If Fran still gets our paper, maybe she will send us the song. I still appreciate the record she sent me after moving to Saskatchewan!
• • •
But say, put George Hampton and Smokey Kawulia discussing hockey and two fans with better memories never got together!
• • •
There was this Port Arthur couple I met (and I’ll continue to call it that city no matter how long it remains in Thunder Bay). Anyway, this man knew many of the same places where I worked as a youngster, including Kettle Falls up Rainy Lake, Steep Rock, the Port Arthur shipyard, and Noden Causeway.
He had been an old Paul Laurence Construction Company worker who remembered my father as a cement finisher—and all this goes back over half-a-century!
No matter how happy the New Year becomes, we’ll never turn our backs on all those “good old days”!
• • •
A veteran Canadians player, Gerry Martin, makes a powerful case for all the influence Fort Frances has had on U.S. college hockey over the years.
He named more than a few local players who entered the American system and states today we still are taking leadership in two of the six U.S. hockey commissions.

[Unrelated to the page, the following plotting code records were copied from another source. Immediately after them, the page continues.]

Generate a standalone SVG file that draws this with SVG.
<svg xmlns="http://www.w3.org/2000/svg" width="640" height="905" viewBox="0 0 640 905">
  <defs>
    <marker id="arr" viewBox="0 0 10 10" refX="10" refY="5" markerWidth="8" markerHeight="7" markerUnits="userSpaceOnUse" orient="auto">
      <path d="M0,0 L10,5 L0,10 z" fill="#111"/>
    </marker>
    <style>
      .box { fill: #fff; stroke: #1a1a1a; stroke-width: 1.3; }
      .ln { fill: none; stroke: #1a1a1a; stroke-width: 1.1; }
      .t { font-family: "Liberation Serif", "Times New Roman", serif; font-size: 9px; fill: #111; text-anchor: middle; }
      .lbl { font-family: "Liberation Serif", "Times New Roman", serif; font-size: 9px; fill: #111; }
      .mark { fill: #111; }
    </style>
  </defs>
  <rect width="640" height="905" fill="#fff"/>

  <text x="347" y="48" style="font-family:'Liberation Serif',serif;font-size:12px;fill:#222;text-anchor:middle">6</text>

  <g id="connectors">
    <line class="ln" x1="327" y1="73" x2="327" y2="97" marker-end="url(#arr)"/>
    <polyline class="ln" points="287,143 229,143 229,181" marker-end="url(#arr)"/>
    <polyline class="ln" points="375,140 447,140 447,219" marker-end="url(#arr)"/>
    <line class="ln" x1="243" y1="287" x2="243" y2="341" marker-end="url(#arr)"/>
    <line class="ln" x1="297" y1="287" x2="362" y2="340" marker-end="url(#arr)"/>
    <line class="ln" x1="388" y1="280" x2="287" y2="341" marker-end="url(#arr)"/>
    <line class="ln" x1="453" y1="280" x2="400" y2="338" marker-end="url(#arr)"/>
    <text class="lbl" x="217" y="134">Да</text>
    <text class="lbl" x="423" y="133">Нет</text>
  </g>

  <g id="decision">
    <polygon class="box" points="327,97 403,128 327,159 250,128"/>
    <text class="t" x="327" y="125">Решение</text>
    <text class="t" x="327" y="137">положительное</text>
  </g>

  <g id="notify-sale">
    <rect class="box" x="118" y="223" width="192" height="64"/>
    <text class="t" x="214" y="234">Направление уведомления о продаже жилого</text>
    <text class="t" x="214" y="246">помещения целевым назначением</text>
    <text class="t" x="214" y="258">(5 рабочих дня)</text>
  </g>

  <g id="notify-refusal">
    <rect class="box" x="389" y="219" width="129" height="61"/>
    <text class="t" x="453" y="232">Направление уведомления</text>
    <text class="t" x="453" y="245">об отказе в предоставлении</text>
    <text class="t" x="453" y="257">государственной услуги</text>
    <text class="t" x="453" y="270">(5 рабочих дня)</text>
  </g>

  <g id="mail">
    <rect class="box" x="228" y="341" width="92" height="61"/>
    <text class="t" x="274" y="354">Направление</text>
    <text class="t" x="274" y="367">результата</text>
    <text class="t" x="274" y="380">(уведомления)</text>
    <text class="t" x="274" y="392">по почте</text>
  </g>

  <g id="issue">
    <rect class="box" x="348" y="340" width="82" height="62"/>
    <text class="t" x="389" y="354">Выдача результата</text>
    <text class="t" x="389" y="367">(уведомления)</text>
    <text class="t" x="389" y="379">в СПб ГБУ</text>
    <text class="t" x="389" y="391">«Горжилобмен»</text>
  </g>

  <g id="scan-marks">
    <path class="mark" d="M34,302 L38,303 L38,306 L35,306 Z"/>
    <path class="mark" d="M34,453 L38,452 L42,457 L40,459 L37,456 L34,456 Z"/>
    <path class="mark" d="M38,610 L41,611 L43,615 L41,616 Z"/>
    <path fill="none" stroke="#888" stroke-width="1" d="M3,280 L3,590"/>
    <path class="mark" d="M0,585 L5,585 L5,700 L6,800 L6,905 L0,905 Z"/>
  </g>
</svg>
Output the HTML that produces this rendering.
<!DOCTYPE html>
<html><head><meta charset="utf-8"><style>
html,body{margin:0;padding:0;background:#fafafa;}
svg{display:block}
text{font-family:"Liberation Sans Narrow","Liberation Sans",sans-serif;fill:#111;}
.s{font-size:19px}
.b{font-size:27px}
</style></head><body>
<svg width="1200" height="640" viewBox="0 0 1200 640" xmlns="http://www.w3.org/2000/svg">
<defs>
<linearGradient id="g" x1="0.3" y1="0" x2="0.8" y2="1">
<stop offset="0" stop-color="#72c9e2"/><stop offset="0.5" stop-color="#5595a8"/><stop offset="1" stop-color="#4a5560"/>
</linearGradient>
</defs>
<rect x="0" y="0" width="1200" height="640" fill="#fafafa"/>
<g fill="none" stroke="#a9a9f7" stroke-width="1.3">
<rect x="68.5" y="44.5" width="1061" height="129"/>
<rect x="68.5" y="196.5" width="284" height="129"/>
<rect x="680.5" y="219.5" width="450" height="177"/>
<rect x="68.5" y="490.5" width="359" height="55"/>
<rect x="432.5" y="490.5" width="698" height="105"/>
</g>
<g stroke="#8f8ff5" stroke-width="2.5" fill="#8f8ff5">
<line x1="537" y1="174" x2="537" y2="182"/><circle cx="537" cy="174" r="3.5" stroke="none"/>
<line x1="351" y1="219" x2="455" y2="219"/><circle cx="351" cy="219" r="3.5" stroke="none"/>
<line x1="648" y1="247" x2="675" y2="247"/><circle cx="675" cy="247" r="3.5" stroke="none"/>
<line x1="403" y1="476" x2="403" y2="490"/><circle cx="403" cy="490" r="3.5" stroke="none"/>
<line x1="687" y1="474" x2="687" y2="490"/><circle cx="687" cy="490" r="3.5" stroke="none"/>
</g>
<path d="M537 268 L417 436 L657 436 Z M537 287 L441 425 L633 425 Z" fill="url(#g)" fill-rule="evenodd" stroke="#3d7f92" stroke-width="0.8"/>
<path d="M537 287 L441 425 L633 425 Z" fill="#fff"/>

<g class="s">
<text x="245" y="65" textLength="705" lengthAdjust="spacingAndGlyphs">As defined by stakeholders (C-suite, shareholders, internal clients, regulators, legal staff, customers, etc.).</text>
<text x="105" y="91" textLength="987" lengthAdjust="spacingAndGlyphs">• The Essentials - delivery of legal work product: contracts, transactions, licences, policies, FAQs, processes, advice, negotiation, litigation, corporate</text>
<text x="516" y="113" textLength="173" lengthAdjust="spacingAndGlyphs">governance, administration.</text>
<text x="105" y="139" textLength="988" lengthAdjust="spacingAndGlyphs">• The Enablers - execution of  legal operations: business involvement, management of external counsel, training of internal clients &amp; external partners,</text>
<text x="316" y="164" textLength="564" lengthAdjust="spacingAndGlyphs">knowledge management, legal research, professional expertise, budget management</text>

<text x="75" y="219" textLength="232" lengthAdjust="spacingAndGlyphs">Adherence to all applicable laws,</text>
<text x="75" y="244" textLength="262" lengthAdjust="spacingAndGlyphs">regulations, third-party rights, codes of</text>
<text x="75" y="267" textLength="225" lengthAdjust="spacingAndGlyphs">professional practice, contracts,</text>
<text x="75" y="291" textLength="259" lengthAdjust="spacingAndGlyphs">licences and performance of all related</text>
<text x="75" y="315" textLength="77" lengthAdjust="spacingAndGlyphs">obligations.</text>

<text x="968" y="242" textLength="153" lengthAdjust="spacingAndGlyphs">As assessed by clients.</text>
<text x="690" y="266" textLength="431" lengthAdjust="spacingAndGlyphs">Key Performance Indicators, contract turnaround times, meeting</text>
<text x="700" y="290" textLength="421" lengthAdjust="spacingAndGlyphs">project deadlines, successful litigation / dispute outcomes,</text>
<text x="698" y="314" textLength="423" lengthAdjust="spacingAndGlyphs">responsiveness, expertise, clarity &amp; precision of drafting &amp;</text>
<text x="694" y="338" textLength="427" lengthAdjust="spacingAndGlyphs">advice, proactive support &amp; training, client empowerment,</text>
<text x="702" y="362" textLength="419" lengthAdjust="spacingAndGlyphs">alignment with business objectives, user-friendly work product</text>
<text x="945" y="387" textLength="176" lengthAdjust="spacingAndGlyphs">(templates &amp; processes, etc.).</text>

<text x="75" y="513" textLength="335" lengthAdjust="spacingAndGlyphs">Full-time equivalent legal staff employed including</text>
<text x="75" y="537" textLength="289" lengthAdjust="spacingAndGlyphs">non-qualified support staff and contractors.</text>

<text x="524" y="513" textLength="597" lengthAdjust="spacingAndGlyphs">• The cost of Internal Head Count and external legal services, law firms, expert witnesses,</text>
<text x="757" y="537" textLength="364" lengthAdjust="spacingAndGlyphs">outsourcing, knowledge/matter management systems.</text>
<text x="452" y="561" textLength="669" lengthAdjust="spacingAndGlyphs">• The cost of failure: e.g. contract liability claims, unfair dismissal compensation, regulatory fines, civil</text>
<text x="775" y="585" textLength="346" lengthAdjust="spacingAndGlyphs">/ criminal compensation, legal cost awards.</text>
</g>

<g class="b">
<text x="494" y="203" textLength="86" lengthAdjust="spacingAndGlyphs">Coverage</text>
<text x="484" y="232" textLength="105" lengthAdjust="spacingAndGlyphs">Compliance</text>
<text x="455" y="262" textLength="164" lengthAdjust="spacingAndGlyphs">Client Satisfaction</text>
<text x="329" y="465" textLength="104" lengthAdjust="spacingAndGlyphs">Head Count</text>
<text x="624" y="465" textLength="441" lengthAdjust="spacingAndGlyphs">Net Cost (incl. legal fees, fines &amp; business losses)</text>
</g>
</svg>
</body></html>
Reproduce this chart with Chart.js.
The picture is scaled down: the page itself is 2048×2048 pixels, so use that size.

For instance, the names of our Bill Selman, Julian Brunetta, Joey Armbruster, Bill Borlase, Guy LaFrance, Gino (Johnny) Gasparini, both “Brush” and “Huffer” Christiansen, and Art Berglund are all spoken with respect south of the border—and there are others to be mentioned, Gerry reports from having known them all at one time.
Then he brings up names of younger players, such as John Gustafson and his own son, Bob Martin. And there are others toiling on U.S. rinks to be learned about later!
And what could the U.S. colleges be doing without us?
• • •
Bert Oliver, while showing me miniatures of his great local artwork, said he spent five wartime Christmases in Holland and two more in Italy with the 37th Battery of the 17th Field Artillery, along with 50 other soldiers from this district.
As an artillery veteran, it’s no wonder Bert had to spend $5,000 for his hearing aid!
His paintings show local farms owned by the Caul and Busch families close to town.
• • •
Pamela Oliver, wife of the artist Bert, after 60 years and five children, can give you plenty of reminiscenses as a war bride from South Wales, England, one of many overseas girls who likes our boys!
• • •
Where would we have been without the satisfaction of the old Northern Hockey League, including the Iron Range teams of Hibbing, Eveleth, and Duluth who helped our Canadians get in shape to chase the Allan Cup around Canada, west and east, every spring.
And at this time we have to hold back the tears over our lost players and coach Joe Bolzan, including Harry Barefoot, our goalie, Ike Eisenzoph, Ed (Dun) Sampson, Mike Hupchuk, and, just lately, Willy Toninato.
Here again, Gerry Martin, their teammate, helped with the names.
• • •
During Gerry Martin’s informative visit, I learned he recently had talked to Bud Hebert and his well-remembered sister, Eileen, and found them both still doing well and busy.
Remember Bud’s Office Supplies store, which he started after winning several cash contests? He hit the jackpot so regularly that Bud decided to quit working with me at the Times!
Then Gerry brings up his recent trip back from Minneapolis and how often departure delays were being announced before his plane managed to take off. This was a Sunday trip, for one reason, and visibility reports kept changing for hours!
• • •
The untimely death of our popular fireman, Ralph Fulford, only 55, spoiled the spirit of this season for many. And at least half the people we met were making the same comments on how well liked Ralph had become here after arriving from Emo!